● SUPPLIED ENTRIES

++++++

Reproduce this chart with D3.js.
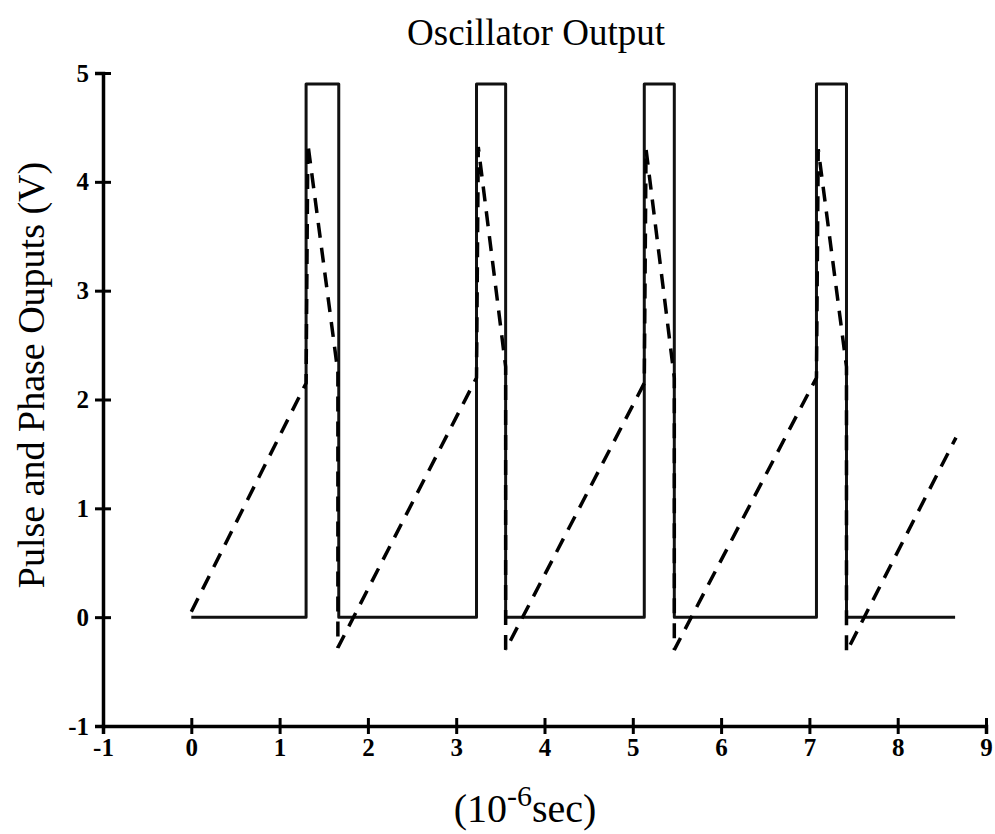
<!DOCTYPE html>
<html>
<head>
<meta charset="utf-8">
<script src="https://cdn.jsdelivr.net/npm/d3@7"></script>
<style>
  body { margin: 0; background: #fff; }
  svg { font-family: "Liberation Serif", "Times New Roman", serif; }
</style>
</head>
<body>
<div id="chart"></div>
<script>
// declaring variables
const FRAME_WIDTH = 995;
const FRAME_HEIGHT = 834;
const MARGINS = {left: 103, right: 9, top: 73, bottom: 108};

// chart data
const X_TICKS = [-1, 0, 1, 2, 3, 4, 5, 6, 7, 8, 9];
const Y_TICKS = [-1, 0, 1, 2, 3, 4, 5];

// pulse output (solid)
const PULSE_T = [0, 1.30, 1.30, 1.67, 1.67, 3.23, 3.23, 3.56, 3.56, 5.13, 5.13, 5.47, 5.47, 7.08, 7.08, 7.42, 7.42, 8.65];
const PULSE_V = [0, 0, 4.9, 4.9, 0, 0, 4.9, 4.9, 0, 0, 4.9, 4.9, 0, 0, 4.9, 4.9, 0, 0];

// phase output (dashed)
const PHASE_T = [0, 1.30, 1.32, 1.66, 1.66, 3.23, 3.25, 3.56, 3.56, 5.13, 5.15, 5.47, 5.47, 7.08, 7.10, 7.42, 7.42, 8.66];
const PHASE_V = [0.05, 2.15, 4.35, 2.25, -0.28, 2.2, 4.32, 2.3, -0.3, 2.15, 4.3, 2.2, -0.3, 2.2, 4.3, 2.3, -0.32, 1.65];

const VIS_WIDTH = FRAME_WIDTH - MARGINS.left - MARGINS.right;
const VIS_HEIGHT = FRAME_HEIGHT - MARGINS.top - MARGINS.bottom;

const FRAME = d3.select('#chart')
    .append('svg')
        .attr('width', FRAME_WIDTH)
        .attr('height', FRAME_HEIGHT);

// scales
const X_SCALE = d3.scaleLinear()
    .domain([-1, 9])
    .range([MARGINS.left, MARGINS.left + VIS_WIDTH]);

const Y_SCALE = d3.scaleLinear()
    .domain([-1, 5])
    .range([MARGINS.top + VIS_HEIGHT, MARGINS.top]);

// y axis
const yAxis = FRAME.append('g')
    .attr('transform', 'translate(' + X_SCALE(-1) + ',0)')
    .call(d3.axisLeft(Y_SCALE).tickValues(Y_TICKS).tickSize(8).tickPadding(6).tickFormat(d => String(d)));

// x axis
const xAxis = FRAME.append('g')
    .attr('transform', 'translate(0,' + Y_SCALE(-1) + ')')
    .call(d3.axisBottom(X_SCALE).tickValues(X_TICKS).tickSize(8).tickPadding(4).tickFormat(d => String(d)));

// ticks cross the axis line
yAxis.selectAll('.tick line').attr('x1', 8);
xAxis.selectAll('.tick line').attr('y1', -8);

[yAxis, xAxis].forEach(ax => {
    ax.select('.domain').attr('stroke-width', 3.5).attr('stroke', '#000');
    ax.selectAll('.tick line').attr('stroke-width', 3).attr('stroke', '#000');
    ax.selectAll('.tick text')
        .attr('fill', '#000')
        .attr('font-size', '25px')
        .attr('font-weight', 'bold')
        .attr('font-family', '"Liberation Serif", serif');
});

// line generator
const line = d3.line()
    .x(d => X_SCALE(d[0]))
    .y(d => Y_SCALE(d[1]));

// pulse (solid)
FRAME.append('path')
    .datum(PULSE_T.map((t, i) => [t, PULSE_V[i]]))
    .attr('d', line)
    .attr('fill', 'none')
    .attr('stroke', '#111')
    .attr('stroke-width', 3)
    .attr('stroke-linejoin', 'round');

// phase (dashed)
FRAME.append('path')
    .datum(PHASE_T.map((t, i) => [t, PHASE_V[i]]))
    .attr('d', line)
    .attr('fill', 'none')
    .attr('stroke', '#000')
    .attr('stroke-width', 3.5)
    .attr('stroke-dasharray', '15,10');

// title
FRAME.append('text')
    .attr('x', 536)
    .attr('y', 45)
    .attr('text-anchor', 'middle')
    .attr('font-size', '37px')
    .text('Oscillator Output');

// y label
FRAME.append('text')
    .attr('transform', 'translate(44,375) rotate(-90)')
    .attr('text-anchor', 'middle')
    .attr('font-size', '38px')
    .text('Pulse and Phase Ouputs (V)');

// x label
const xLabel = FRAME.append('text')
    .attr('x', 525)
    .attr('y', 822)
    .attr('text-anchor', 'middle')
    .attr('font-size', '40px');
xLabel.append('tspan').text('(10');
xLabel.append('tspan').attr('font-size', '30px').attr('dy', -16).text('-6');
xLabel.append('tspan').attr('dy', 16).text('sec)');
</script>
</body>
</html>
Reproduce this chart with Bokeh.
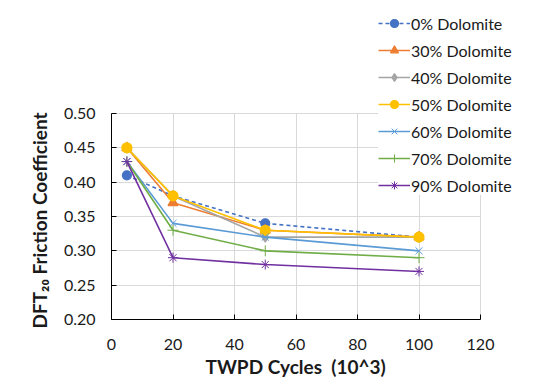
from bokeh.plotting import figure
from bokeh.models import FixedTicker, PrintfTickFormatter, Legend, LegendItem, Range1d, Title
from bokeh.embed import file_html
from bokeh.resources import INLINE

cycles = [5, 20, 50, 100]
d0 = [0.41, 0.38, 0.34, 0.32]
d30 = [0.45, 0.37, 0.33, 0.32]
d40 = [0.45, 0.38, 0.32, 0.32]
d50 = [0.45, 0.38, 0.33, 0.32]
d60 = [0.43, 0.34, 0.32, 0.30]
d70 = [0.43, 0.33, 0.30, 0.29]
d90 = [0.43, 0.29, 0.28, 0.27]
labels = ["0% Dolomite", "30% Dolomite", "40% Dolomite", "50% Dolomite",
          "60% Dolomite", "70% Dolomite", "90% Dolomite"]
x_ticks = [0, 20, 40, 60, 80, 100, 120]
y_ticks = [0.20, 0.25, 0.30, 0.35, 0.40, 0.45, 0.50]
x_title = "TWPD Cycles\u00a0 (10^3)"
y_title = "DFT\u2082\u2080 Friction Coefficient"

# frame spans to the page's top and right so the legend can overlap freely;
# axes and grids are bounded to the chart's own 0-120 / 0.20-0.50 box
x_per_px = 120 / 369.0
y_per_px = 0.30 / 206.0
p = figure(width=534, height=387, output_backend="svg", toolbar_location=None,
           x_range=Range1d(0, 120 + 54 * x_per_px),
           y_range=Range1d(0.20, 0.50 + 113 * y_per_px),
           min_border_left=111, min_border_right=0, min_border_top=0, min_border_bottom=68)
p.outline_line_color = None
p.background_fill_color = "white"
p.border_fill_color = "white"

styles = [
    (d0, "#4472C4", "circle", 9, "dashed", 1.2),
    (d30, "#ED7D31", "triangle", 10, "solid", 1.2),
    (d40, "#A5A5A5", "diamond", 10, "solid", 1.2),
    (d50, "#FFC000", "circle", 10, "solid", 1.2),
    (d60, "#5B9BD5", "x", 10, "solid", 1.0),
    (d70, "#70AD47", "cross", 11, "solid", 1.0),
    (d90, "#7030A0", "asterisk", 10, "solid", 1.0),
]
items = []
for (ys, col, mk, sz, dash, mw), lab in zip(styles, labels):
    r1 = p.line(cycles, ys, line_color=col, line_width=1.6,
                line_dash="4 3" if dash == "dashed" else "solid")
    r2 = p.scatter(cycles, ys, marker=mk, size=sz, line_color=col, fill_color=col, line_width=mw)
    items.append(LegendItem(label=lab, renderers=[r1, r2]))

legend = Legend(items=items, location=(267, 124), orientation="vertical")
legend.label_text_font = "Lato"
legend.label_text_font_size = "16px"
legend.label_text_color = "#1a1a1a"
legend.glyph_width = 32
legend.glyph_height = 20
legend.label_height = 20
legend.spacing = 7
legend.padding = 10
legend.margin = 0
legend.label_standoff = 1
legend.border_line_color = None
legend.background_fill_color = "white"
legend.background_fill_alpha = 1.0
p.add_layout(legend, "center")

for ax in (p.xaxis, p.yaxis):
    ax.axis_line_color = "black"
    ax.major_tick_line_color = "black"
    ax.major_tick_in = 5
    ax.major_tick_out = 0
    ax.minor_tick_line_color = None
    ax.major_label_text_font = "Lato"
    ax.major_label_text_font_size = "16px"
    ax.major_label_text_color = "#1a1a1a"

p.xaxis.bounds = (0, 120)
p.yaxis.bounds = (0.20, 0.50)
p.xaxis.ticker = FixedTicker(ticks=x_ticks)
p.yaxis.ticker = FixedTicker(ticks=y_ticks)
p.yaxis.formatter = PrintfTickFormatter(format="%.2f")
p.xaxis.major_label_standoff = 19
p.yaxis.major_label_standoff = 16

# axis titles placed as titles so they sit under / beside the 0-120 / 0.20-0.50 box
xt = Title(text=x_title, align="left", offset=94, text_font="Lato",
           text_font_style="bold", text_font_size="19px", text_color="#1a1a1a", standoff=1)
p.add_layout(xt, "below")
yt = Title(text=y_title, align="left", offset=-9, text_font="Lato",
           text_font_style="bold", text_font_size="19px", text_color="#1a1a1a", standoff=20)
p.add_layout(yt, "left")

p.xgrid.ticker = FixedTicker(ticks=x_ticks)
p.ygrid.ticker = FixedTicker(ticks=y_ticks)
p.xgrid.cross_bounds = (0.20, 0.50)
p.ygrid.cross_bounds = (0, 120)
p.grid.grid_line_color = "#d9d9d9"
p.grid.grid_line_width = 1

open("out.html", "w").write(file_html(p, INLINE))
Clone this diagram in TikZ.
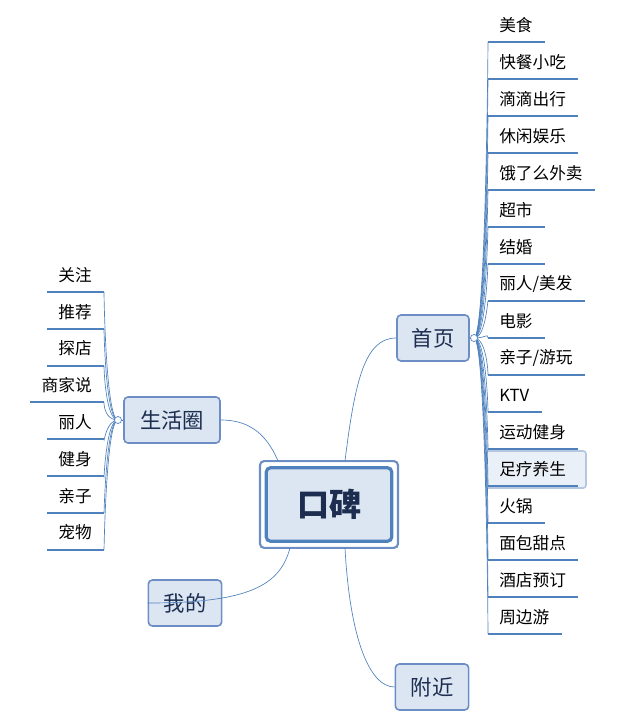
\documentclass[tikz,border=0pt]{standalone}
\usepackage{fontspec}
\setmainfont{Noto Sans CJK SC}
\usetikzlibrary{calc}
\definecolor{ln}{RGB}{79,129,189}
\definecolor{bf}{RGB}{220,230,242}
\definecolor{bd}{RGB}{108,142,196}
\definecolor{tx}{RGB}{28,45,80}
\tikzset{
 branch/.style={draw=bd,fill=bf,rounded corners=3pt,line width=1.2pt,minimum height=34.5pt,text=tx,font=\fontsize{16}{18}\selectfont,inner xsep=7pt},
 leaf/.style={inner sep=0pt,font=\fontsize{12.5}{14}\selectfont},
 uline/.style={draw=ln,line width=1.6pt},
 conn/.style={draw=ln,line width=0.5pt},
}
\begin{document}
\begin{tikzpicture}[x=0.75pt,y=-0.75pt]
\useasboundingbox (0,0) rectangle (628,724);
% center
\node[draw=bd,line width=1.6pt,rounded corners=3pt,minimum width=103.5pt,minimum height=65pt] (c) at (329,504.5) {};
\node[draw=ln,fill=bf,line width=2.4pt,rounded corners=3pt,minimum width=94pt,minimum height=55pt,text=tx,font=\fontsize{24}{28}\selectfont\bfseries] (ci) at (329,504.5) {口碑};
% branches
\node[branch,minimum width=54pt] (sy) at (433,338) {首页};
\node[branch,minimum width=72pt] (sh) at (172,420) {生活圈};
\node[branch,minimum width=55pt] (wd) at (185,603) {我的};
\node[branch,minimum width=55pt] (fj) at (432,687) {附近};
\draw[conn] (345,461) .. controls (355,380) and (365,338) .. (sy.west);
\draw[conn] (278,461) .. controls (265,430) and (245,420) .. (sh.east);
\draw[conn] (290,548) .. controls (280,585) and (250,603) .. (wd.west);
\draw[conn] (345,548) .. controls (350,640) and (370,687) .. (fj.west);
% right leaves
\coordinate (rc) at (474,338);
\draw[conn] (sy.east) -- (rc);
\fill[bf!60!white,draw=bd!50!white,line width=1.2pt,rounded corners=2pt] (486,451) rectangle (586,488);
\foreach \t [count=\i from 0] in {美食,快餐小吃,滴滴出行,休闲娱乐,饿了么外卖,超市,结婚,丽人/美发,电影,亲子/游玩,KTV,运动健身,足疗养生,火锅,面包甜点,酒店预订,周边游}{
  \pgfmathsetmacro{\yy}{25+37*\i}
  \node[leaf,anchor=west] (r\i) at (499,\yy) {\t};
  \coordinate (ru\i) at (488,\yy+17);
  \draw[uline] (ru\i) -- ($(r\i.east |- ru\i)+(12,0)$);
  \draw[conn] (rc) .. controls (486,338) and (488,\yy+12) .. (ru\i);
}
\draw[conn,fill=white] (rc) circle (3.5);
% left leaves
\coordinate (lc) at (118,420);
\draw[conn] (sh.west) -- (lc);
\foreach \t [count=\i from 0] in {关注,推荐,探店,商家说,丽人,健身,亲子,宠物}{
  \pgfmathsetmacro{\yy}{275+36.8*\i}
  \node[leaf,anchor=east] (l\i) at (92,\yy) {\t};
  \coordinate (lu\i) at (104,\yy+17);
  \draw[uline] (lu\i) -- ($(l\i.west |- lu\i)-(11,0)$);
  \draw[conn] (lc) .. controls (106,420) and (104,\yy+22) .. (lu\i);
}
\draw[conn,fill=white] (lc) circle (3.5);
\end{tikzpicture}
\end{document}
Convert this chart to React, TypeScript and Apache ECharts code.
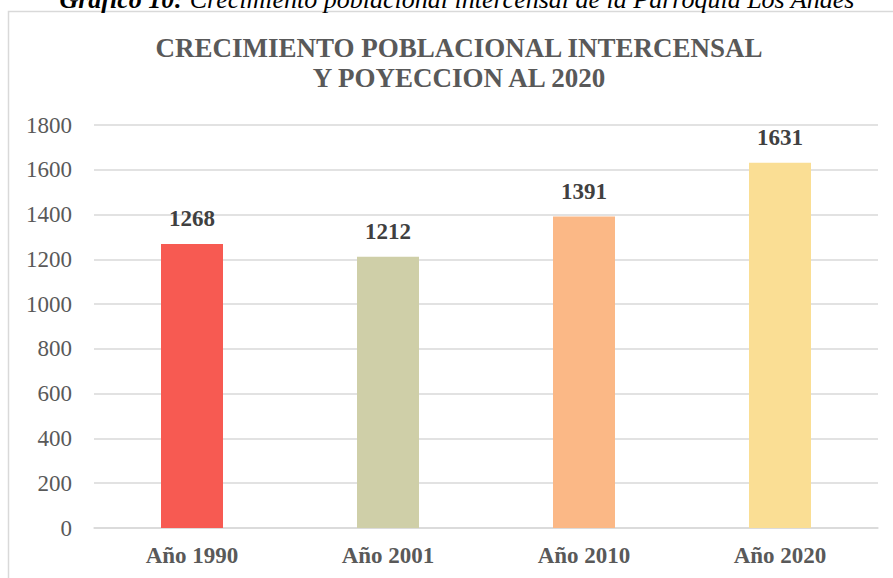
import React, { useEffect, useRef } from "react";
import * as echarts from "echarts";

const categories = ["Año 1990", "Año 2001", "Año 2010", "Año 2020"];
const population = [1268, 1212, 1391, 1631];
const barColors = ["#F75A52", "#CFCFA8", "#FBB886", "#FADE94"];
const chartTitle = "CRECIMIENTO POBLACIONAL INTERCENSAL\nY POYECCION AL 2020";
const captionBold = "Gráfico 10:";
const captionText = " Crecimiento poblacional intercensal de la Parroquia Los Andes";

const FONT = "'Liberation Serif', 'Times New Roman', serif";

export default function App() {
  const ref = useRef<HTMLDivElement>(null);
  useEffect(() => {
    document.body.style.margin = "0";
    const chart = echarts.init(ref.current!, null, { renderer: "svg" });
    chart.setOption({
      animation: false,
      backgroundColor: "#ffffff",
      title: {
        text: chartTitle,
        left: 454,
        top: 28,
        textAlign: "center",
        textStyle: {
          fontFamily: FONT,
          fontWeight: "bold",
          fontSize: 27,
          lineHeight: 30,
          color: "#595959",
        },
      },
      graphic: [
        {
          type: "rect",
          shape: { x: 8.5, y: 11.5, width: 900, height: 600 },
          style: { fill: "none", stroke: "#d9d9d9", lineWidth: 1.5 },
          z: 0,
        },
        {
          type: "text",
          x: 457,
          y: -1,
          style: {
            text: "{b|" + captionBold + "}{n|" + captionText + "}",
            align: "center",
            verticalAlign: "middle",
            rich: {
              b: { fontFamily: FONT, fontStyle: "italic", fontWeight: "bold", fontSize: 26, fill: "#000" },
              n: { fontFamily: FONT, fontStyle: "italic", fontSize: 26, fill: "#000" },
            },
          },
        },
      ],
      grid: { left: 94, right: 15, top: 125, bottom: 50, containLabel: false },
      xAxis: {
        type: "category",
        data: categories,
        axisTick: { show: false },
        axisLine: { lineStyle: { color: "#d9d9d9", width: 1.5 } },
        axisLabel: {
          margin: 16,
          fontFamily: FONT,
          fontWeight: "bold",
          fontSize: 23,
          color: "#595959",
        },
      },
      yAxis: {
        type: "value",
        min: 0,
        max: 1800,
        interval: 200,
        axisLine: { show: false },
        axisTick: { show: false },
        splitLine: { lineStyle: { color: "#d9d9d9", width: 1.5 } },
        axisLabel: {
          margin: 22,
          formatter: (v: number) => String(v),
          fontFamily: FONT,
          fontSize: 23,
          color: "#595959",
        },
      },
      series: [
        {
          type: "bar",
          barWidth: 62,
          data: population.map((v, i) => ({ value: v, itemStyle: { color: barColors[i] } })),
          label: {
            show: true,
            position: "top",
            distance: 14,
            fontFamily: FONT,
            fontWeight: "bold",
            fontSize: 23,
            color: "#404040",
          },
        },
      ],
    });
    return () => chart.dispose();
  }, []);
  return <div ref={ref} style={{ width: 893, height: 578, position: "absolute", left: 0, top: 0 }} />;
}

++++++

● SHORT PROBLEM
Nothing but the lines from the start of the records above through the line with "4.9, 4.9, 0, 0];" should be retyped, each exactly as written; leave out all pictures.

● RESULT FOR THIS EXERCISE
Reproduce this chart with D3.js.
<!DOCTYPE html>
<html>
<head>
<meta charset="utf-8">
<script src="https://cdn.jsdelivr.net/npm/d3@7"></script>
<style>
  body { margin: 0; background: #fff; }
  svg { font-family: "Liberation Serif", "Times New Roman", serif; }
</style>
</head>
<body>
<div id="chart"></div>
<script>
// declaring variables
const FRAME_WIDTH = 995;
const FRAME_HEIGHT = 834;
const MARGINS = {left: 103, right: 9, top: 73, bottom: 108};

// chart data
const X_TICKS = [-1, 0, 1, 2, 3, 4, 5, 6, 7, 8, 9];
const Y_TICKS = [-1, 0, 1, 2, 3, 4, 5];

// pulse output (solid)
const PULSE_T = [0, 1.30, 1.30, 1.67, 1.67, 3.23, 3.23, 3.56, 3.56, 5.13, 5.13, 5.47, 5.47, 7.08, 7.08, 7.42, 7.42, 8.65];
const PULSE_V = [0, 0, 4.9, 4.9, 0, 0, 4.9, 4.9, 0, 0, 4.9, 4.9, 0, 0, 4.9, 4.9, 0, 0];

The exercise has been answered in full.